Sarjoo Gowreesunkur

Personal information
- Place of birth: Mauritius
- Position(s): Centre back

Senior career*
- Years: Team / Apps / (Gls)
- ?: Hindu Cadets
- ?: Fire Brigade SC
- ?: Sunrise Flacq United

International career
- ?: Mauritius

Managerial career
- ?: Sunrise Flacq United
- 2006: Mauritius
- ?: ASPL 2000
- ?: Curepipe Starlight SC

= Sarjoo Gowreesunkur =

Footballer

Sarjoo Gowreesunkur is a former footballer who served as the Mauritius national football team coach in 1996 and 2006. He has also been a player and coach of Sunrise Flacq United in the 1990s. He resigned from the position coach in August 2007 following the poor performance of the national team during the Indian Ocean Games.
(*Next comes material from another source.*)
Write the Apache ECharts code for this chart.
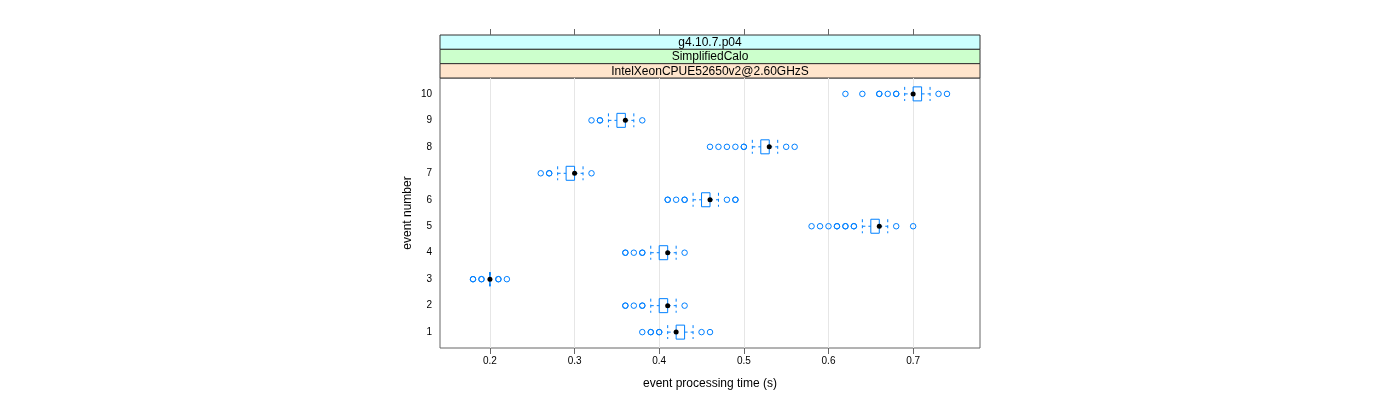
<!DOCTYPE html>
<html>
<head>
<meta charset="utf-8">
<script src="https://cdn.jsdelivr.net/npm/echarts@6/dist/echarts.min.js"></script>
<style>html,body{margin:0;padding:0;background:#fff}#c{width:1400px;height:400px}</style>
</head>
<body>
<div id="c"></div>
<script>
// ---- data ----
const events = [1, 2, 3, 4, 5, 6, 7, 8, 9, 10];
const whiskerLow  = [0.41, 0.39, 0.20, 0.39, 0.64, 0.44, 0.28, 0.51, 0.34, 0.69];
const quart1      = [0.42, 0.40, 0.20, 0.40, 0.65, 0.45, 0.29, 0.52, 0.35, 0.70];
const medians     = [0.42, 0.41, 0.20, 0.41, 0.66, 0.46, 0.30, 0.53, 0.36, 0.70];
const quart3      = [0.43, 0.41, 0.20, 0.41, 0.66, 0.46, 0.30, 0.53, 0.36, 0.71];
const whiskerHigh = [0.44, 0.42, 0.20, 0.42, 0.67, 0.47, 0.31, 0.54, 0.37, 0.72];
const outliers = [
  [0.38, 0.39, 0.39, 0.40, 0.40, 0.45, 0.46],
  [0.36, 0.36, 0.37, 0.38, 0.38, 0.43],
  [0.18, 0.18, 0.19, 0.19, 0.21, 0.21, 0.22],
  [0.36, 0.36, 0.37, 0.38, 0.38, 0.43],
  [0.58, 0.59, 0.60, 0.61, 0.61, 0.62, 0.62, 0.63, 0.63, 0.68, 0.70],
  [0.41, 0.41, 0.42, 0.43, 0.43, 0.48, 0.49, 0.49],
  [0.26, 0.27, 0.27, 0.32],
  [0.46, 0.47, 0.48, 0.49, 0.50, 0.50, 0.55, 0.56],
  [0.32, 0.33, 0.33, 0.38],
  [0.62, 0.64, 0.66, 0.66, 0.67, 0.68, 0.68, 0.73, 0.74]
];
const xTicks = [0.2, 0.3, 0.4, 0.5, 0.6, 0.7];
const yTicks = [1, 2, 3, 4, 5, 6, 7, 8, 9, 10];
const stripLabels = ['g4.10.7.p04', 'SimplifiedCalo', 'IntelXeonCPUE52650v2@2.60GHzS'];
const stripColors = ['#ccffff', '#ccffcc', '#ffe5cc'];
const xTitle = 'event processing time (s)';
const yTitle = 'event number';

// ---- build ----
const BLUE = '#0080ff';
const FONT = '"Liberation Sans", Arial, sans-serif';
const boxData = events.map((e, i) => [e, whiskerLow[i], quart1[i], medians[i], quart3[i], whiskerHigh[i]]);
const outlierData = [];
outliers.forEach((arr, i) => arr.forEach(v => outlierData.push([v, events[i]])));

function renderBox(params, api) {
  const y = api.value(0);
  const pLo = api.coord([api.value(1), y]);
  const pQ1 = api.coord([api.value(2), y]);
  const pMed = api.coord([api.value(3), y]);
  const pQ3 = api.coord([api.value(4), y]);
  const pHi = api.coord([api.value(5), y]);
  const cy = pLo[1];
  const h = 7;
  const dash = { stroke: BLUE, lineWidth: 1, lineDash: [3, 3], fill: null };
  const solid = { stroke: BLUE, lineWidth: 1, fill: null };
  return {
    type: 'group',
    children: [
      { type: 'line', shape: { x1: pLo[0], y1: cy, x2: pQ1[0], y2: cy }, style: dash },
      { type: 'line', shape: { x1: pQ3[0], y1: cy, x2: pHi[0], y2: cy }, style: dash },
      { type: 'line', shape: { x1: pLo[0], y1: cy - h, x2: pLo[0], y2: cy + h }, style: dash },
      { type: 'line', shape: { x1: pHi[0], y1: cy - h, x2: pHi[0], y2: cy + h }, style: dash },
      { type: 'rect', shape: { x: pQ1[0], y: cy - h, width: pQ3[0] - pQ1[0], height: 2 * h }, style: solid },
      { type: 'circle', z2: 10, shape: { cx: pMed[0], cy: cy, r: 2.5 }, style: { fill: '#000', stroke: null } }
    ]
  };
}

const GL = 440, GT = 78, GW = 540, GH = 270;
const stripH = (GT - 35) / stripLabels.length;
const graphics = stripLabels.map((t, i) => ({
  type: 'group',
  children: [
    { type: 'rect', shape: { x: GL, y: 35 + i * stripH, width: GW, height: stripH },
      style: { fill: stripColors[i], stroke: '#333', lineWidth: 1 } },
    { type: 'text', x: GL + GW / 2, y: 35 + i * stripH + stripH / 2 + 0.5,
      style: { text: t, fill: '#000', font: '12px ' + FONT, align: 'center', verticalAlign: 'middle' } }
  ]
}));

const chart = echarts.init(document.getElementById('c'), null, { renderer: 'canvas' });
chart.setOption({
  animation: false,
  backgroundColor: '#fff',
  textStyle: { fontFamily: FONT },
  grid: { left: GL, top: GT, width: GW, height: GH, show: true, borderColor: '#666', borderWidth: 1, backgroundColor: 'transparent' },
  xAxis: [
    {
      type: 'value', min: 0.141, max: 0.779, position: 'bottom',
      axisLine: { show: false },
      axisTick: { show: true, customValues: xTicks, length: 6, lineStyle: { color: '#666' } },
      axisLabel: { customValues: xTicks, formatter: v => v.toFixed(1), fontSize: 10, color: '#000', margin: 8 },
      splitLine: { show: false },
      name: xTitle, nameLocation: 'middle', nameGap: 30,
      nameTextStyle: { fontSize: 12, color: '#000' }
    },
    {
      type: 'value', min: 0.141, max: 0.779, position: 'top', offset: GT - 35,
      axisLine: { show: false },
      axisTick: { show: true, customValues: xTicks, length: 6, lineStyle: { color: '#666' } },
      axisLabel: { show: false },
      splitLine: { show: false }
    }
  ],
  yAxis: {
    type: 'value', min: 0.4, max: 10.6,
    axisLine: { show: false },
    axisTick: { show: false },
    axisLabel: { customValues: yTicks, fontSize: 10, color: '#000', margin: 8 },
    splitLine: { show: false },
    name: yTitle, nameLocation: 'middle', nameGap: 26, nameRotate: 90,
    nameTextStyle: { fontSize: 12, color: '#000' }
  },
  graphic: graphics,
  series: [
    {
      type: 'scatter', data: [], z: 1, silent: true,
      markLine: {
        z: 1, silent: true, symbol: 'none', animation: false,
        label: { show: false },
        lineStyle: { color: '#e6e6e6', type: 'solid', width: 1 },
        data: xTicks.map(v => ({ xAxis: v }))
      }
    },
    {
      type: 'custom', z: 3, renderItem: renderBox, data: boxData,
      encode: { x: [1, 2, 3, 4, 5], y: 0 }
    },
    {
      type: 'scatter', z: 3, data: outlierData, symbol: 'circle', symbolSize: 5.5,
      itemStyle: { color: 'rgba(0,0,0,0)', borderColor: BLUE, borderWidth: 1, opacity: 1 }
    }
  ]
});
</script>
</body>
</html>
He was later coach of AS Port-Louis 2000 and Curepipe Starlight SC. He now hosts a talk show about football on the radio in Mauritius.

== Playing career ==

Sarjoo Gowreesunkur played with 3 different clubs, including Hindu Cadets, Fire Brigade SC and Sunrise Flacq United during 10 years (1979–1989) as a centre back. He has been called several times to play for the national team. He was the youngest captain of the Mauritius national football team in 1984 at the age of 23. He had to stop his career in 1989 due to injury.